1. Just the characters in the given list - a, t and q in the same position generates a|t|q

2. A representative narrow character range - if I give it a|t|q it knows to use [A-Z] while a|t|q|4 might generate [A-Z0-9]

3. A larger character range, a|t|q might just go ahead and produce [A-Z0-9]

4. An even larger character range, whatever it is, just use .

And maybe another slider for repetitions, so if I end up with [A-Z][A-Z][A-Z], should it just produce [A-Z]{3} or can I go ahead and have it [A-Z]+

Jam the result through an optimizer (see previous idea above) to clean up the regex and maybe even run it through the list generator to check if it produces only what you want.

4 comments

>- A regex assembler optimizer. Give it a few regexes, have it assemble them into one large regex and optimize it. It's got to do better than just | or'ing all the regexes together. I've seen some work done on using trie variants to do this, but have no idea how far along the work is on this.

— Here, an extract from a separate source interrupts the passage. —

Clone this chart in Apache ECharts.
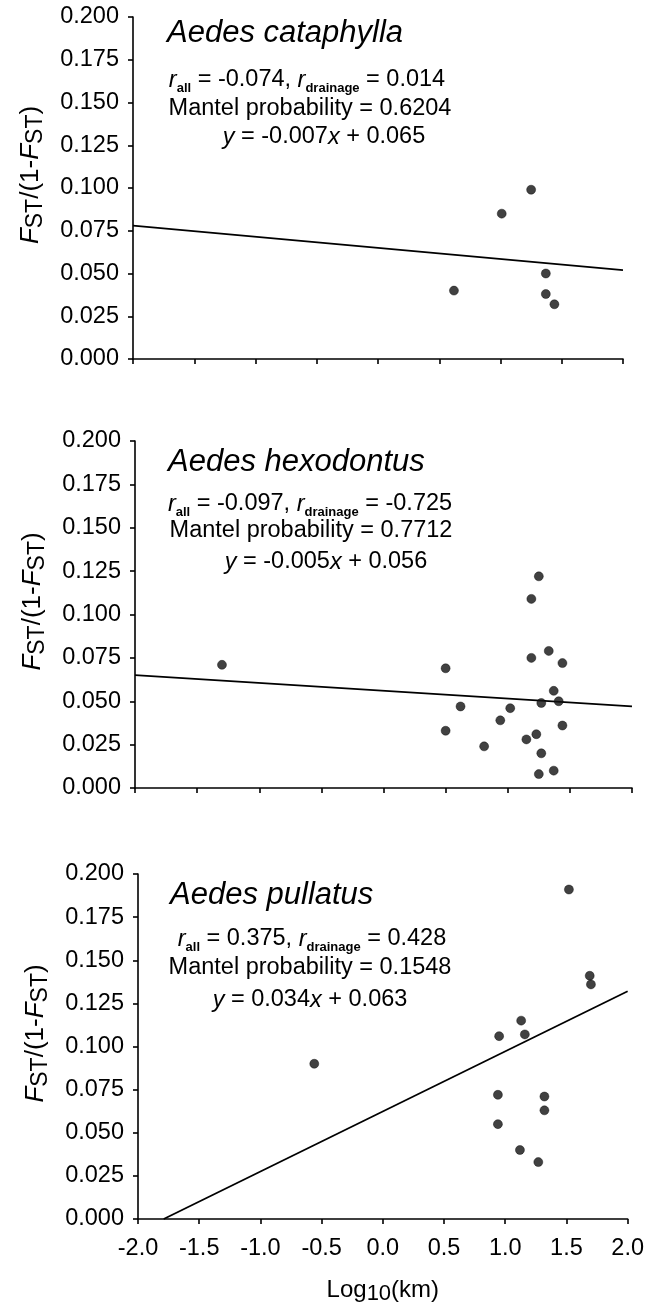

That should be unnecessary if your regex engine does the dfa transformation. basically, converts the regexp into a state machine and then it combines all of the branches in the state machine to generate synthetic states that can represent the "superposition" of matching multiple branches. this means your regex (once compiled) will run in bounded memory and max time proportional to the input (iirc)

I actually do the combining idea all the time. As long as the language is roughly pcre compatible you can use this to spit out your regex and (if necessary for your alternate language tweak it a bit so it fits).

I've generated some very massive regex's that are quite speedy.

Merger

  https://metacpan.org/pod/Regexp::Assemble
These are also super handy

  https://metacpan.org/pod/Number::Range::Regex
  https://metacpan.org/pod/Regexp::Common
Yeah, Regexp::Assemble was what I had in mind. There's a few that try to generate a list of matching strings from the expression, but I've never been satisfied with their output. Either they're slow, or don't let you constrain the regex, and all of them don't generate comprehensive lists for some reason.
> I'd really love to see some other kinds of regex tools

I'd really love to see a better regex syntax. The current obviously is deficient beyond repair. The tools cannot address the root of the problem.

Why don't you take a crack at it?